A few years ago, I inadvertently offended an artist friend of mine. We were discussing whether computers would ever generate art that matched what humans could create. She took the position that machines cannot "create" anything. I took the opposite position, contending that there is nothing humans can do that machines cannot. This post dives into AI's latest attempts to create art, then examines who owns the output.
It is a humbling reality, but artificial intelligence has already matched (and surpassed) us humans in a variety of tasks. Games are the most obvious examples. In 1997, Deep Blue beats us at chess; in 2016, AlphaGo beat us at Go (then AlphaGo Zero taught itself to beat AlphaGo while we watched on the sidelines). Games are typically rigid, mathematical things – the types of problems at which we would expect machines to excel. We think of art as something different, less rigid and more inspired – but even in art, machines are making headway.
Consider the following examples:
- StyleGAN changes a first input file to match the artistic style of a second using a
- DALL-E creates a series of images from text input alone
- Playform takes simple sketches and example art as input to generate new images in the input art's style
Below are a few examples of bizarre "art" that I created using the VQGAN-CLIP project, which uses a generative adversarial network to create images from text. The absurd text that I used to generate the piece is underneath the image.
"A baseball diamond with cats"
"Submarine floating in a galaxy"
This is not an art criticism blog, but we can safely conclude that these images are "strange." That said, they represent remarkable advancements in image processing, and many other AI-generated images are indiscernible from what human hands could create. There can be no serious doubt that machines will continue to improve their ability to mimic and surpass human artistic works in the years to come.
Who Owns AI's Art?
Even with the state of the art today, it is not hard to imagine a machine generating many works of art in moments that would take a human weeks or months to create. (Picasso was a prolific artist, but he would be no match for a machine programmed to generate art by the second.) Machines have already generated art with substantial real-world value. In 2018, for example, an AI-generated piece was sold as auction for $350,000. Because these pieces carry value, we must ask: When a machine generates an artistic work, who owns it?

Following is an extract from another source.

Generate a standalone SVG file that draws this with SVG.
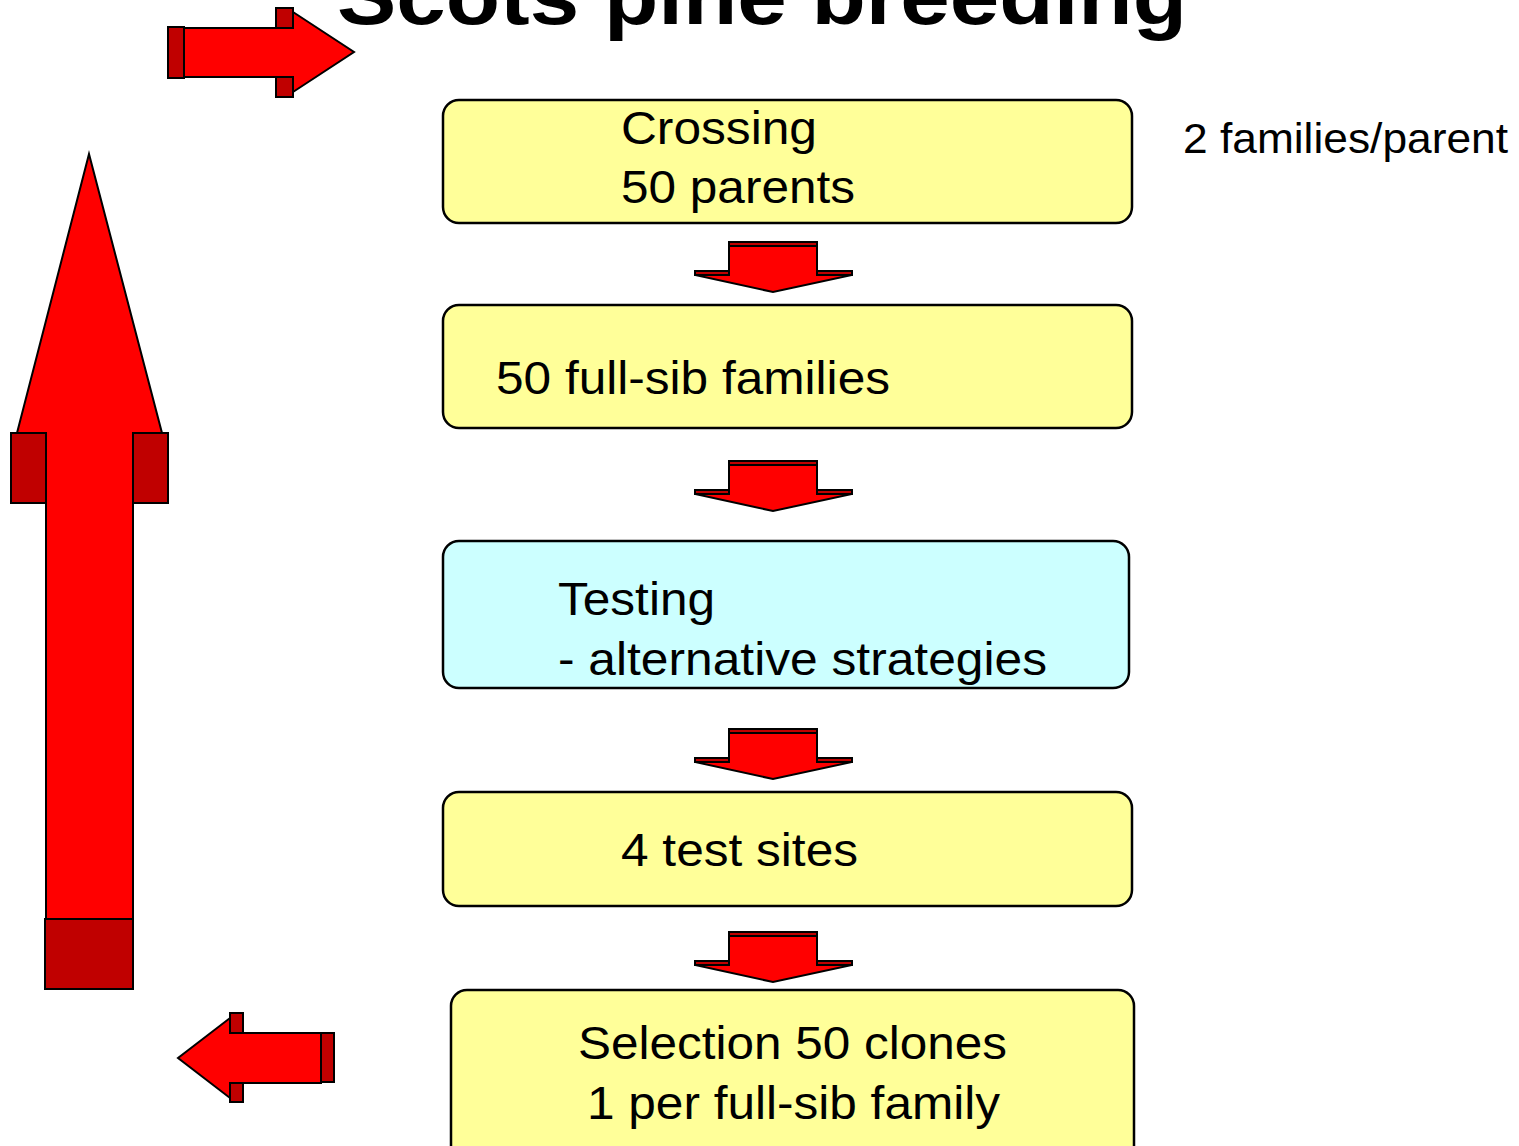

U.S. law currently treats AI artists as tools of their creators. Consider a camera. When humans use a camera, they configure it (e.g., sets aperture, ISO, etc.), point and shoot. The law does not consider the camera to be a co-author of a photo – even though the camera is doing all the difficult work of sensing light from a source, then capturing that light in a medium (digital files today, film in the past). AI art programs are, at least as of today, similar to the camera. A human user configures the AI program by providing inputs to the model, then the AI produces its output. That output, and the copyright to it, belongs to the user.
The copyright cannot belong to the AI itself. This is because Section 306 of The Copyright Act protects "original works of authorship[,]" which implies a human hand in the process. 17 U.S.C. § 102(a) See also Burrow-Giles Lithographic Co. v. Sarony, 111 U.S. 53, 58 (1884). The Compendium of the U.S. Copyright Office Practices (3d.) Section 306 makes the human requirement clear: "The U.S. Copyright Office will register an original work of authorship, provided that the work was created by a human being." The Compendium provides some fun examples of non-human creation that are not entitled to copyright protection, including the famous case of the monkey selfie and works "purportedly created by divine or supernatural ." Id. at 313.2. See also Naruto v. Slater, 888 F. 3d 418 (9th Cir. 2018).
If AI-generated art properly belongs to those humans that used the AI tool, then developers of these AI tools should consider whether they, too, should receive some ownership rights in the art. The AI-as-a-camera analogy can only take us so far because AI tools do so much more than a camera: AI modifies input by applying creative algorithms to generate something altogether new. The user of the AI tool certainly has a hand in the creative development of the output, but so too does the developer of the AI tool. If the developer wishes to retain any rights in the AI tool's output, then the developer should consider including such terms in the tool's terms of use. These retained rights could be as light as a right of attribution or as heavy as a royalty in any resulting works.